What is expected:
Leaving out all pictures, reproduce the entries below exactly, from the first line through the line that contains "import pandas as pd".

(Rows from a dataset)

[Begin]

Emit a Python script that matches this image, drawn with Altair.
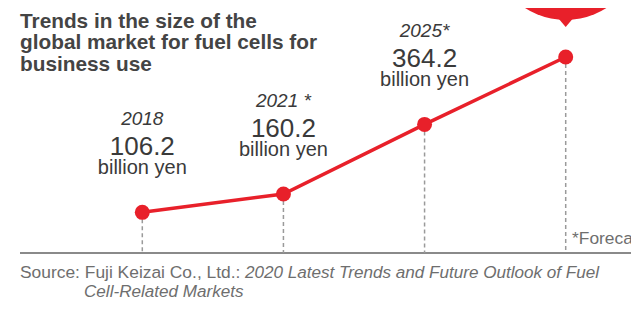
import altair as alt
import pandas as pd

# ---- data ----
years = ["2018", "2021", "2025", "2030"]
values = [106.2, 160.2, 364.2, 562.0]
year_labels = ["2018", "2021 *", "2025*", ""]
value_labels = ["106.2", "160.2", "364.2", ""]
unit_labels = ["billion yen", "billion yen", "billion yen", ""]
title_lines = ["Trends in the size of the", "global market for fuel cells for", "business use"]
source_lead = "Source: Fuji Keizai Co., Ltd.:"
source_title_1 = "2020 Latest Trends and Future Outlook of Fuel"
source_title_2 = "Cell-Related Markets"
footnote = "*Forecast"
axis_floor = -13

RED = "#e8202a"
FONT = "Liberation Sans"
DARK = "#3a3a3a"
GREY = "#6e6e6e"

df = pd.DataFrame({
    "year": years,
    "value": values,
    "year_label": year_labels,
    "value_label": value_labels,
    "unit_label": unit_labels,
})
lab = df[df["year_label"] != ""]

xs = alt.Scale(type="point", domain=years, range=[134.3, 557.7], padding=0)
ys = alt.Scale(domain=[axis_floor, 600], range=[245, 36])
X = alt.X("year:N", scale=xs, axis=None)
Y = alt.Y("value:Q", scale=ys, axis=None)

base = alt.Chart(df)

drops = base.mark_rule(color="#9a9a9a", strokeWidth=1.5, strokeDash=[4, 3]).encode(
    x=X, y=Y, y2=alt.datum(axis_floor)
)
floor = alt.Chart(pd.DataFrame({"v": [axis_floor]})).mark_rule(color="#8a8a8a", strokeWidth=2).encode(
    y=alt.Y("v:Q", scale=ys, axis=None), x=alt.value(12), x2=alt.value(640)
)
line = base.mark_line(color=RED, strokeWidth=3.5).encode(x=X, y=Y)
pts = base.mark_point(filled=True, shape="circle", size=225, color=RED, opacity=1, strokeWidth=0).encode(x=X, y=Y)

balloon_df = pd.DataFrame({"year": [years[-1]]})
balloon = alt.Chart(balloon_df).mark_point(
    filled=True, shape="circle", size=22500, color=RED, opacity=1, strokeWidth=0
).encode(x=X, y=alt.value(-63))
pointer = alt.Chart(balloon_df).mark_point(
    filled=True, shape="M-1.7,-1L1.7,-1L0,1Z", size=256, color=RED, opacity=1, strokeWidth=0
).encode(x=X, y=alt.value(11))

lab_base = alt.Chart(lab)
yr = lab_base.mark_text(font=FONT, fontSize=19, fontStyle="italic", color=DARK, dy=-87, baseline="alphabetic").encode(
    x=X, y=Y, text="year_label:N"
)
val = lab_base.mark_text(font=FONT, fontSize=26, color=DARK, dy=-57, baseline="alphabetic").encode(
    x=X, y=Y, text="value_label:N"
)
unit = lab_base.mark_text(font=FONT, fontSize=20, color=DARK, dy=-38, baseline="alphabetic").encode(
    x=X, y=Y, text="unit_label:N"
)

title = alt.Chart(pd.DataFrame({"t": ["\n".join(title_lines)]})).mark_text(
    font=FONT, fontSize=20.8, fontWeight="bold", color="#444444", align="left",
    baseline="alphabetic", lineBreak="\n", lineHeight=21.5
).encode(text="t:N", x=alt.value(12), y=alt.value(19.7))

def note(txt, x, y, italic=False, size=17.4):
    return alt.Chart(pd.DataFrame({"t": [txt]})).mark_text(
        font=FONT, fontSize=size, color=GREY, align="left", baseline="alphabetic",
        fontStyle="italic" if italic else "normal"
    ).encode(text="t:N", x=alt.value(x), y=alt.value(y))

src1 = note(source_lead, 12, 270)
src2 = note(source_title_1, 237, 270, italic=True, size=17.1)
src3 = note(source_title_2, 76, 289, italic=True, size=17.1)
fn = note(footnote, 564, 236)

chart = alt.layer(
    floor, drops, balloon, pointer, line, pts, yr, val, unit, title, src1, src2, src3, fn
).properties(
    width=623, height=293, autosize=alt.AutoSizeParams(type="none"), padding=0
).configure_view(stroke=None)

chart.save("out.html", embed_options={"renderer": "svg", "actions": False})
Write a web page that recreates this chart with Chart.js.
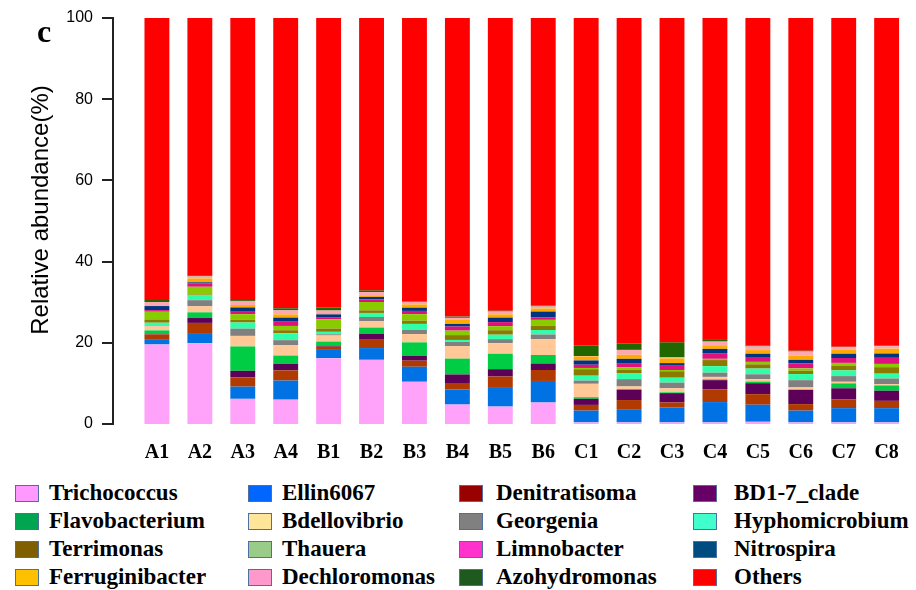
<!DOCTYPE html>
<html>
<head>
<meta charset="utf-8">
<script src="https://cdn.jsdelivr.net/npm/chart.js@4.4.1/dist/chart.umd.min.js"></script>
<style>
  html, body { margin: 0; background: #fff; overflow: hidden; }
  #wrap { position: relative; width: 916px; height: 590px; overflow: hidden; }
  #box { position: absolute; left: 0; top: 0; width: 916px; height: 470px; }
  #yaxis div { position: absolute; background: #222; }
  #panel { position: absolute; left: 37px; top: 15px; font: bold 32px/1 "Liberation Serif", serif; }
  #ytitle { position: absolute; left: 40px; top: 210px; transform: translate(-50%, -50%) rotate(-90deg);
    font: 24px/1.15 "Liberation Sans", sans-serif; white-space: nowrap; color: #000; }
  #legend { position: absolute; left: 15px; top: 479px; display: grid;
    grid-template-columns: 233px 211px 234px 200px; grid-auto-rows: 28px; }
  .item { display: flex; align-items: center; font: bold 23px "Liberation Serif", serif; color: #000; white-space: nowrap; }
  .swatch { flex: 0 0 auto; width: 22px; height: 15px; border: 1.5px solid #4f6fa0; margin-right: 10px; }
  .item:nth-child(4n+3) .swatch { margin-right: 13px; }
  .item:nth-child(4n) .swatch { margin-right: 17px; }
</style>
</head>
<body>
<div id="wrap">
  <div id="box"><canvas id="chart"></canvas><div id="yaxis"></div></div>
  <div id="panel">c</div>
  <div id="ytitle">Relative abundance(%)</div>
  <div id="legend"></div>
</div>
<script>
// samples
const samples = ['A1','A2','A3','A4','B1','B2','B3','B4','B5','B6','C1','C2','C3','C4','C5','C6','C7','C8'];

// relative abundance (%) per genus, stacked bottom to top
const trichococcus    = [19.6,19.9,6.2,6.0,16.2,15.8,10.4,4.8,4.3,5.3,0.4,0.4,0.4,0.4,0.55,0.4,0.4,0.4];
const ellin6067       = [1.3,2.5,3.0,4.7,2.05,2.9,3.7,3.7,4.8,5.3,2.9,3.1,3.7,5.0,4.2,2.9,3.5,3.5];
const denitratisoma   = [1.15,2.5,2.3,2.5,0.8,2.05,1.5,1.6,2.6,2.7,1.4,2.4,1.2,3.1,2.6,1.6,2.2,1.8];
const bd17Clade       = [0.1,1.2,1.6,1.6,0.25,1.5,1.2,2.1,1.8,1.6,1.5,2.5,2.3,2.3,2.7,3.5,2.7,2.5];
const flavobacterium  = [0.9,1.4,6.0,2.05,1.0,1.5,3.3,3.9,3.8,2.1,0.4,0.2,0.2,0.2,0.4,0.1,1.2,1.3];
const bdellovibrio    = [1.0,1.5,2.6,2.6,1.5,1.55,2.05,3.1,2.6,3.9,3.3,0.65,1.0,0.6,0.6,0.5,0.4,0.3];
const georgenia       = [0.1,1.5,1.8,1.2,0.3,1.05,1.0,1.0,1.0,1.15,0.8,1.8,1.4,1.05,1.2,1.8,1.4,1.4];
const hyphomicrobium  = [0.8,1.15,1.5,1.7,0.6,1.0,1.5,0.5,1.1,1.1,1.2,1.5,1.2,1.6,1.4,1.5,1.4,1.2];
const terrimonas      = [0.8,0.25,0.65,0.75,0.8,0.65,0.8,1.2,1.1,1.0,1.6,0.8,1.6,1.5,1.05,0.8,1.2,1.6];
const thauera         = [1.9,1.9,1.4,1.05,2.3,2.05,1.6,1.1,1.0,1.5,0.3,0.6,0.3,0.3,0.6,0.6,0.65,0.8];
const limnobacter     = [0.4,0.8,0.6,1.05,0.4,0.65,0.8,1.0,1.0,0.65,0.8,1.05,1.05,1.4,1.2,1.2,1.2,1.5];
const nitrospira      = [1.0,0.3,1.05,1.0,0.8,0.6,0.8,0.65,1.1,1.4,1.05,1.05,0.65,1.05,0.8,0.9,1.05,1.05];
const ferruginibacter = [0.2,0.95,0.6,0.8,0.3,0.4,0.8,1.0,0.8,0.75,1.0,1.0,1.15,0.9,0.9,1.0,1.0,1.2];
const dechloromonas   = [0.8,0.5,0.9,1.0,0.65,0.8,0.65,0.5,0.7,0.5,0.1,1.2,0.25,0.9,0.9,1.05,0.6,0.6];
const azohydromonas   = [0.5,0.3,0.3,0.5,0.75,0.4,0.2,0.3,0.2,0.15,2.5,1.5,3.7,0.6,0.25,0.2,0.1,0.1];
const others          = [69.45,63.35,69.5,71.5,71.3,67.1,69.7,73.55,72.1,70.9,80.75,80.25,79.9,79.1,80.65,81.95,81.0,80.75];

const yTicks = [0, 20, 40, 60, 80, 100];

// name, values, bar colour, legend colour
const series = [
  ['Trichococcus', trichococcus, '#ffa3fa', '#ff99ff'],
  ['Ellin6067', ellin6067, '#0072e3', '#0066ff'],
  ['Denitratisoma', denitratisoma, '#b03a00', '#990000'],
  ['BD1-7_clade', bd17Clade, '#5c0058', '#660066'],
  ['Flavobacterium', flavobacterium, '#00cc44', '#00a550'],
  ['Bdellovibrio', bdellovibrio, '#ffc896', '#ffe599'],
  ['Georgenia', georgenia, '#808080', '#808080'],
  ['Hyphomicrobium', hyphomicrobium, '#2effa8', '#40ffcc'],
  ['Terrimonas', terrimonas, '#8c7a00', '#7f5f00'],
  ['Thauera', thauera, '#88cc00', '#99cc88'],
  ['Limnobacter', limnobacter, '#e0107e', '#ff33cc'],
  ['Nitrospira', nitrospira, '#003380', '#004c80'],
  ['Ferruginibacter', ferruginibacter, '#ffaa00', '#ffc000'],
  ['Dechloromonas', dechloromonas, '#ffa8b4', '#ff99cc'],
  ['Azohydromonas', azohydromonas, '#226600', '#1e5a1e'],
  ['Others', others, '#ff0000', '#ff0000']
];

// bars sit at positions 1..n on a linear x axis, so the y axis keeps a gap like base R barplot
const positions = samples.map((s, i) => i + 1);

// y axis line with outward ticks, snapped to whole pixels
const yAxisLine = {
  id: 'yAxisLine',
  afterDraw(chart) {
    const y = chart.scales.y;
    const x = Math.round(chart.chartArea.left);
    const top = Math.round(y.getPixelForValue(yTicks[yTicks.length - 1]));
    const bottom = Math.round(y.getPixelForValue(yTicks[0]));
    const ctx = chart.ctx;
    ctx.save();
    ctx.fillStyle = '#222';
    ctx.fillRect(x - 2, top - 1, 2, bottom - top + 2);
    y.ticks.forEach(t => ctx.fillRect(x - 12, Math.round(y.getPixelForValue(t.value)) - 1, 12, 2));
    ctx.restore();

    // same marks as DOM as a fallback
    const holder = document.getElementById('yaxis');
    holder.innerHTML = '';
    const bar = (l, t, w, h) => {
      const d = document.createElement('div');
      d.style.cssText = 'left:' + l + 'px;top:' + t + 'px;width:' + w + 'px;height:' + h + 'px';
      holder.appendChild(d);
    };
    bar(x - 2, top - 1, 2, bottom - top + 2);
    y.ticks.forEach(t => bar(x - 12, Math.round(y.getPixelForValue(t.value)) - 1, 12, 2));
  }
};

new Chart(document.getElementById('chart'), {
  type: 'bar',
  data: {
    labels: positions,
    datasets: series.map(s => ({
      label: s[0],
      data: s[1],
      backgroundColor: s[2],
      borderWidth: 0,
      barPercentage: 0.58,
      categoryPercentage: 1
    }))
  },
  options: {
    responsive: true,
    maintainAspectRatio: false,
    animation: false,
    layout: { padding: { left: 0, right: 5.5, top: 0, bottom: 6 } },
    plugins: { legend: { display: false }, tooltip: { enabled: false } },
    scales: {
      x: {
        type: 'linear',
        stacked: true,
        offset: false,
        min: 0,
        max: samples.length + 0.5,
        afterBuildTicks: axis => { axis.ticks = positions.map(v => ({ value: v })); },
        afterFit: axis => { axis.height = 40; },
        grid: { display: false, drawTicks: false },
        border: { display: false },
        ticks: { color: '#000', padding: 17, maxRotation: 0, autoSkip: false,
          callback: v => samples[v - 1],
          font: { family: 'Liberation Serif', size: 20, weight: 'bold' } }
      },
      y: {
        stacked: true,
        min: 0,
        max: 100,
        afterBuildTicks: axis => { axis.ticks = yTicks.map(v => ({ value: v })); },
        afterFit: axis => { axis.width = 114; axis.paddingTop = 18; axis.paddingBottom = 0; },
        grid: { display: false, drawTicks: false },
        border: { display: false },
        ticks: { color: '#000', padding: 21, font: { family: 'Liberation Sans', size: 16 } }
      }
    }
  },
  plugins: [yAxisLine]
});

// legend in four columns, same order as the stack
const legend = document.getElementById('legend');
series.forEach(s => {
  const item = document.createElement('div');
  item.className = 'item';
  const sw = document.createElement('span');
  sw.className = 'swatch';
  sw.style.background = s[3];
  item.appendChild(sw);
  item.appendChild(document.createTextNode(s[0]));
  legend.appendChild(item);
});
</script>
</body>
</html>
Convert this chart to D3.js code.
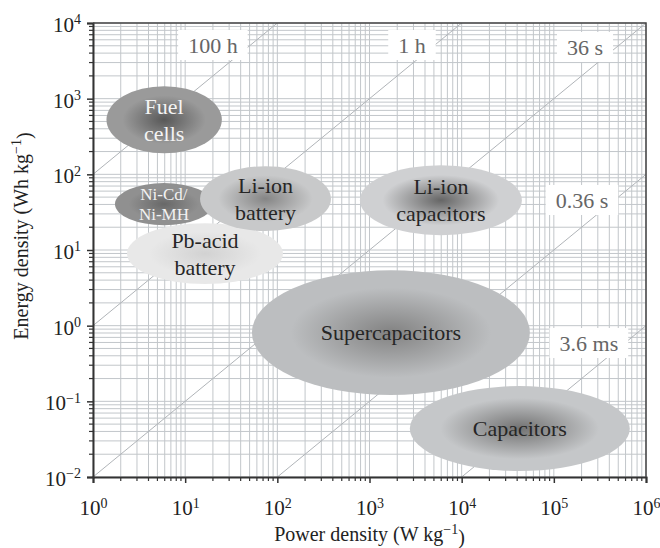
<!DOCTYPE html>
<html>
<head>
<meta charset="utf-8">
<script src="https://cdn.jsdelivr.net/npm/d3@7/dist/d3.min.js"></script>
<style>
  body { margin: 0; background: #fff; }
  text { font-family: "Liberation Serif", "DejaVu Serif", serif; }
</style>
</head>
<body>
<svg id="chart"></svg>
<script>
// Ragone plot data
var techNames = ["Pb-acid battery", "Ni-Cd/Ni-MH", "Fuel cells", "Li-ion battery",
                 "Li-ion capacitors", "Supercapacitors", "Capacitors"];
var techLines = [["Pb-acid", "battery"], ["Ni-Cd/", "Ni-MH"], ["Fuel", "cells"],
                 ["Li-ion", "battery"], ["Li-ion", "capacitors"], ["Supercapacitors"], ["Capacitors"]];
// power density range, W/kg
var powerRange = [[2.34, 115], [1.73, 20], [1.4, 25], [14.5, 382],
                  [787, 45000], [53, 55000], [2740, 667000]];
// energy density range, Wh/kg
var energyRange = [[3.55, 22.6], [21.3, 76.6], [190, 1460], [17.8, 128],
                   [15.7, 132], [0.121, 5.4], [0.012, 0.159]];

// lines of constant discharge time (hours) and their labels
var hours = [100, 1, 0.01, 1e-4, 1e-6];
var timeLabels = ["100 h", "1 h", "36 s", "0.36 s", "3.6 ms"];
var labelPower = [20, 2890, 218000, 202000, 240000];
var labelEnergy = [5120, 5120, 4820, 45.8, 0.59];

var xTicks = [1e0, 1e1, 1e2, 1e3, 1e4, 1e5, 1e6];
var yTicks = [1e-2, 1e-1, 1e0, 1e1, 1e2, 1e3, 1e4];
var xExp = ["0", "1", "2", "3", "4", "5", "6"];
var yExp = ["\u22122", "\u22121", "0", "1", "2", "3", "4"];

// styles
var fills = [["#d2d2d2", "#e8e8e8"], ["#686868", "#909090"], ["#585858", "#9a9a9a"],
             ["#858585", "#c8c9ca"], ["#666666", "#cfd0d2"], ["#828282", "#bcbec0"],
             ["#727272", "#c5c7c9"]];
var textColors = ["#262626", "#f2f2f2", "#f4f4f4", "#262626", "#262626", "#262626", "#262626"];
var textSizes = [22, 17, 22, 22, 22, 22, 22];

var width = 660, height = 548;
var margin = {left: 93, right: 14, top: 23, bottom: 71};

var svg = d3.select('#chart')
    .attr('width', width)
    .attr('height', height);

var x = d3.scaleLog().domain([1, 1e6]).range([margin.left, width - margin.right]);
var y = d3.scaleLog().domain([1e-2, 1e4]).range([height - margin.bottom, margin.top]);

var minorX = [], minorY = [];
xTicks.slice(0, -1).forEach(d => d3.range(2, 10).forEach(k => minorX.push(d * k)));
yTicks.slice(0, -1).forEach(d => d3.range(2, 10).forEach(k => minorY.push(d * k)));

svg.append('defs').append('clipPath').attr('id', 'plot')
  .append('rect')
    .attr('x', x(1)).attr('y', y(1e4))
    .attr('width', x(1e6) - x(1)).attr('height', y(1e-2) - y(1e4));

// grid
var grid = svg.append('g').attr('stroke', '#c2c6ca').attr('stroke-width', 1);
grid.selectAll('.gx')
  .data(minorX.concat(xTicks))
  .enter().append('line')
    .attr('x1', d => x(d)).attr('x2', d => x(d))
    .attr('y1', y(1e-2)).attr('y2', y(1e4));
grid.selectAll('.gy')
  .data(minorY.concat(yTicks))
  .enter().append('line')
    .attr('y1', d => y(d)).attr('y2', d => y(d))
    .attr('x1', x(1)).attr('x2', x(1e6));

// constant time diagonals
var diag = d3.line().x(d => x(d[0])).y(d => y(d[1]));
svg.append('g').attr('clip-path', 'url(#plot)')
  .selectAll('path')
  .data(hours)
  .enter().append('path')
    .attr('d', t => diag([[1, t], [1e6, t * 1e6]]))
    .attr('fill', 'none')
    .attr('stroke', '#b0b4b8')
    .attr('stroke-width', 1);

// time labels on white boxes
var tl = svg.append('g').selectAll('g')
  .data(timeLabels)
  .enter().append('g')
    .attr('transform', (d, i) => 'translate(' + x(labelPower[i]) + ',' + y(labelEnergy[i]) + ')');
tl.append('text')
    .attr('text-anchor', 'middle')
    .attr('dy', '0.35em')
    .attr('font-size', 22)
    .attr('fill', '#666')
    .text(d => d)
    .each(function() {
      var b = this.getBBox();
      d3.select(this.parentNode).insert('rect', 'text')
        .attr('x', b.x - 10).attr('y', -15)
        .attr('width', b.width + 20).attr('height', 30)
        .attr('fill', '#fff');
    });

// gradients + ellipses
var defs = svg.select('defs');
techNames.forEach(function(name, i) {
  var g = defs.append('radialGradient').attr('id', 'grad' + i);
  g.append('stop').attr('offset', '0%').attr('stop-color', fills[i][0]);
  g.append('stop').attr('offset', '72%').attr('stop-color', fills[i][1]);
  g.append('stop').attr('offset', '100%').attr('stop-color', fills[i][1]);
});

var order = d3.range(techNames.length);
svg.append('g').selectAll('ellipse')
  .data(order)
  .enter().append('ellipse')
    .attr('cx', i => (x(powerRange[i][0]) + x(powerRange[i][1])) / 2)
    .attr('cy', i => (y(energyRange[i][0]) + y(energyRange[i][1])) / 2)
    .attr('rx', i => (x(powerRange[i][1]) - x(powerRange[i][0])) / 2)
    .attr('ry', i => (y(energyRange[i][0]) - y(energyRange[i][1])) / 2)
    .attr('fill', i => 'url(#grad' + i + ')');

// ellipse labels
svg.append('g').selectAll('text')
  .data(order)
  .enter().append('text')
    .attr('text-anchor', 'middle')
    .attr('font-size', i => textSizes[i])
    .attr('fill', i => textColors[i])
    .attr('transform', i => 'translate(' + (x(powerRange[i][0]) + x(powerRange[i][1])) / 2 + ',' +
                                        (y(energyRange[i][0]) + y(energyRange[i][1])) / 2 + ')')
    .each(function(i) {
      var lines = techLines[i], lh = textSizes[i] * 1.22;
      d3.select(this).selectAll('tspan')
        .data(lines)
        .enter().append('tspan')
          .attr('x', 0)
          .attr('y', (d, k) => (k - (lines.length - 1) / 2) * lh)
          .attr('dy', '0.35em')
          .text(d => d);
    });

// axes
function supLabels(sel, exps) {
  sel.selectAll('.tick text').each(function(d, i) {
    var t = d3.select(this).text('10');
    t.append('tspan').attr('dy', '-0.55em').attr('font-size', 14).text(exps[i]);
  });
}

var xAxis = svg.append('g')
    .attr('transform', 'translate(0,' + y(1e-2) + ')')
    .call(d3.axisBottom(x).tickValues(xTicks).tickSize(6).tickFormat(() => ''));
xAxis.selectAll('.tick text').attr('font-size', 21).attr('fill', '#222').attr('dy', '1.4em');
supLabels(xAxis, xExp);

var yAxis = svg.append('g')
    .attr('transform', 'translate(' + x(1) + ',0)')
    .call(d3.axisLeft(y).tickValues(yTicks).tickSize(6).tickFormat(() => ''));
yAxis.selectAll('.tick text').attr('font-size', 21).attr('fill', '#222').attr('x', -12).attr('dy', '0.4em');
supLabels(yAxis, yExp);

[xAxis, yAxis].forEach(a => {
  a.select('.domain').attr('stroke', '#333').attr('stroke-width', 2);
  a.selectAll('.tick line').attr('stroke', '#333').attr('stroke-width', 1.5);
  a.attr('font-family', null);
});

// minor ticks
svg.append('g').selectAll('line')
  .data(minorX)
  .enter().append('line')
    .attr('x1', d => x(d)).attr('x2', d => x(d))
    .attr('y1', y(1e-2)).attr('y2', y(1e-2) + 4)
    .attr('stroke', '#333').attr('stroke-width', 1.2);
svg.append('g').selectAll('line')
  .data(minorY)
  .enter().append('line')
    .attr('y1', d => y(d)).attr('y2', d => y(d))
    .attr('x1', x(1)).attr('x2', x(1) - 4)
    .attr('stroke', '#333').attr('stroke-width', 1.2);

// top/right frame
svg.append('path')
    .attr('d', 'M' + x(1) + ',' + y(1e4) + 'H' + x(1e6) + 'V' + y(1e-2))
    .attr('fill', 'none').attr('stroke', '#444').attr('stroke-width', 1.5);

// axis titles
var xt = svg.append('text')
    .attr('x', (x(1) + x(1e6)) / 2).attr('y', 541)
    .attr('text-anchor', 'middle').attr('font-size', 20).attr('fill', '#222')
    .text('Power density (W kg');
xt.append('tspan').attr('dy', '-0.5em').attr('font-size', 14).text('\u22121');
xt.append('tspan').attr('dy', '0.5em').text(')');

var yt = svg.append('text')
    .attr('transform', 'translate(28,' + 236 + ') rotate(-90)')
    .attr('text-anchor', 'middle').attr('font-size', 20).attr('fill', '#222')
    .text('Energy density (Wh kg');
yt.append('tspan').attr('dy', '-0.5em').attr('font-size', 14).text('\u22121');
yt.append('tspan').attr('dy', '0.5em').text(')');
</script>
</body>
</html>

[End]

Completed exercise:
Emit a Python script that matches this image, drawn with Altair.
import altair as alt
import pandas as pd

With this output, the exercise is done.